To be clear, the tests in the code base that accompanies Code That Fits in Your Head are all state-based, so contrary to the PostUsingMoq test, all 161 tests easily survive the above refactoring.
Greyscale-box TDD #
It's not too hard to argue that TDD isn't black-box testing, but it's harder to argue that it's not white-box testing. Naturally, as you follow the red-green-refactor cycle, you know all about the implementation. Still, the danger of being too aware of the SUT code is being trapped in an implementation mindset.
While there's nothing wrong with getting the implementation right, many maintainability problems originate in insufficient encapsulation. Deliberately treating the SUT as a grey box helps in discovering a SUT's contract. That's why I recommend techniques like Devil's Advocate. Pretending to view the SUT from the outside can shed valuable light on usability and maintainability issues.
Conclusion #
The notions of white-box and black-box testing have been around for decades. So has TDD. Even so, it's not always clear to practitioners whether TDD is one or the other. The reason is, I believe, that TDD is neither. Good TDD practice sits somewhere between white-box testing and black-box testing.

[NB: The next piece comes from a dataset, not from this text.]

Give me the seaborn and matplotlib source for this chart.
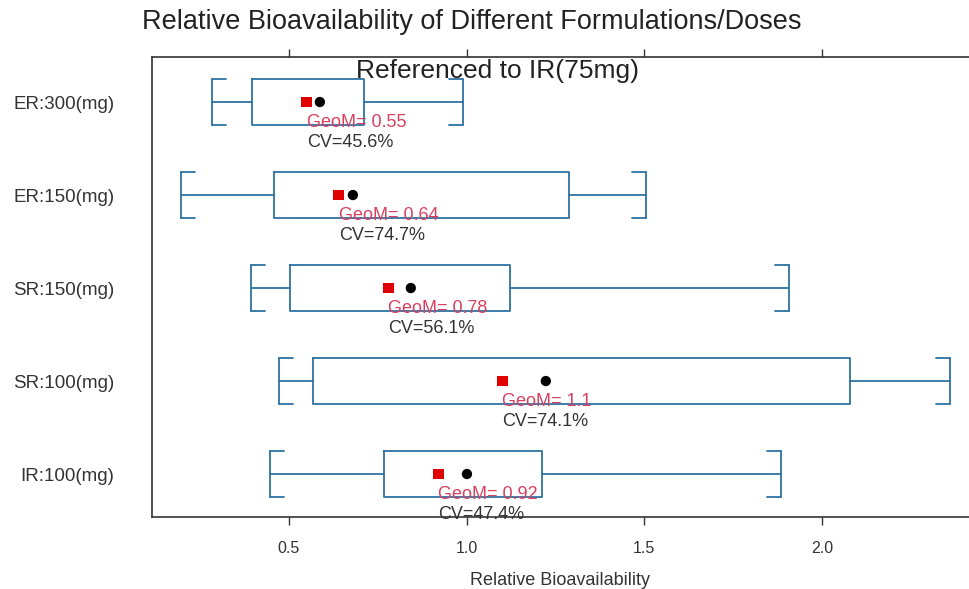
import matplotlib
matplotlib.use("Agg")
import matplotlib.pyplot as plt
import seaborn as sns
import pandas as pd

# Formulation / dose groups, top to bottom
groups = ["ER:300(mg)", "ER:150(mg)", "SR:150(mg)", "SR:100(mg)", "IR:100(mg)"]

# Box summary of relative bioavailability (ratio to IR 75 mg)
whisker_low = [0.283, 0.196, 0.393, 0.472, 0.447]
q1 = [0.396, 0.458, 0.503, 0.568, 0.767]
q3 = [0.711, 1.288, 1.122, 2.079, 1.212]
whisker_high = [0.990, 1.505, 1.907, 2.360, 1.885]

# Geometric and arithmetic means, coefficient of variation
geo_mean = [0.55, 0.64, 0.78, 1.1, 0.92]
arith_mean = [0.587, 0.680, 0.843, 1.223, 1.001]
cv_pct = [45.6, 74.7, 56.1, 74.1, 47.4]

x_ticks = [0.5, 1.0, 1.5, 2.0]

sns.set_style("white")
plt.rcParams["font.family"] = ["Liberation Sans", "DejaVu Sans"]

BOX_COLOR = "#2f72a2"
FRAME_COLOR = "#333333"

fig = plt.figure(figsize=(9.69, 5.89), dpi=100)
ax = fig.add_axes([152 / 969, 1 - 517 / 589, 1 - 152 / 969, (517 - 57) / 589])

positions = list(range(len(groups)))
stats = []
for i, g in enumerate(groups):
    stats.append(dict(label=g, whislo=whisker_low[i], q1=q1[i], med=q1[i],
                      q3=q3[i], whishi=whisker_high[i], fliers=[]))

box_w = 0.5
line_kw = dict(color=BOX_COLOR, linewidth=1.3)
ax.bxp(stats, positions=positions, widths=box_w, orientation="horizontal",
       showfliers=False, capwidths=box_w,
       boxprops=line_kw, whiskerprops=line_kw, capprops=line_kw,
       medianprops=dict(visible=False), manage_ticks=False)

# Inward stubs on the whisker caps, giving bracket-shaped ends
stub = 0.04
for i, p in enumerate(positions):
    for yy in (p - box_w / 2, p + box_w / 2):
        ax.plot([whisker_low[i], whisker_low[i] + stub], [yy, yy], **line_kw)
        ax.plot([whisker_high[i] - stub, whisker_high[i]], [yy, yy], **line_kw)

df = pd.DataFrame({"pos": positions, "geo": geo_mean, "mean": arith_mean})
sns.scatterplot(data=df, x="geo", y="pos", marker="s", s=60, color="#e00000",
                edgecolor="none", ax=ax, zorder=4)
sns.scatterplot(data=df, x="mean", y="pos", marker="o", s=55, color="black",
                edgecolor="none", ax=ax, zorder=4)

for i, p in enumerate(positions):
    ax.text(geo_mean[i], p + 0.225, f"GeoM= {geo_mean[i]:g}", color="#d9405e",
            fontsize=13, ha="left", va="center", zorder=5)
    ax.text(geo_mean[i], p + 0.44, f"CV={cv_pct[i]:.1f}%", color="#333333",
            fontsize=13, ha="left", va="center", zorder=5)

ax.set_xlim(0.1146, 2.414)
ax.set_ylim(4.462, -0.484)
ax.set_yticks(positions)
ax.set_yticklabels(groups)
ax.set_xticks(x_ticks)
ax.set_xticklabels([f"{t:.1f}" for t in x_ticks])
ax.set_ylabel("")
ax.set_xlabel("Relative Bioavailability", fontsize=13, color="#333333", labelpad=12)

ax.tick_params(axis="x", which="both", bottom=True, top=True, direction="out",
               length=6, width=1.0, color=FRAME_COLOR, labelsize=11.5,
               labelcolor="#333333", pad=11)
ax.tick_params(axis="y", left=False, labelsize=13.5, labelcolor="#333333", pad=23.5)

for side in ("left", "top", "bottom"):
    ax.spines[side].set_color(FRAME_COLOR)
    ax.spines[side].set_linewidth(1.2)
ax.spines["right"].set_visible(False)

fig.text(472 / 969, 1 - 22 / 589, "Relative Bioavailability of Different Formulations/Doses",
         ha="center", va="center", fontsize=19.5, color="#222222")
fig.text(497 / 969, 1 - 71 / 589, "Referenced to IR(75mg)",
         ha="center", va="center", fontsize=19, color="#222222")

fig.savefig("out.png", dpi=100)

Exactly where on that greyscale spectrum TDD belongs depends on context. The more important encapsulation is, the closer you should move towards black-box testing. The more important correctness or algorithm performance is, the closer to white-box testing you should move.
You can, however, move position on the spectrum even in the same code base. Perhaps you want to start close to white-box testing as you focus on getting the implementation right. Once the SUT works as intended, you may then decide to shift your focus towards encapsulation, in which case moving closer to black-box testing could prove beneficial.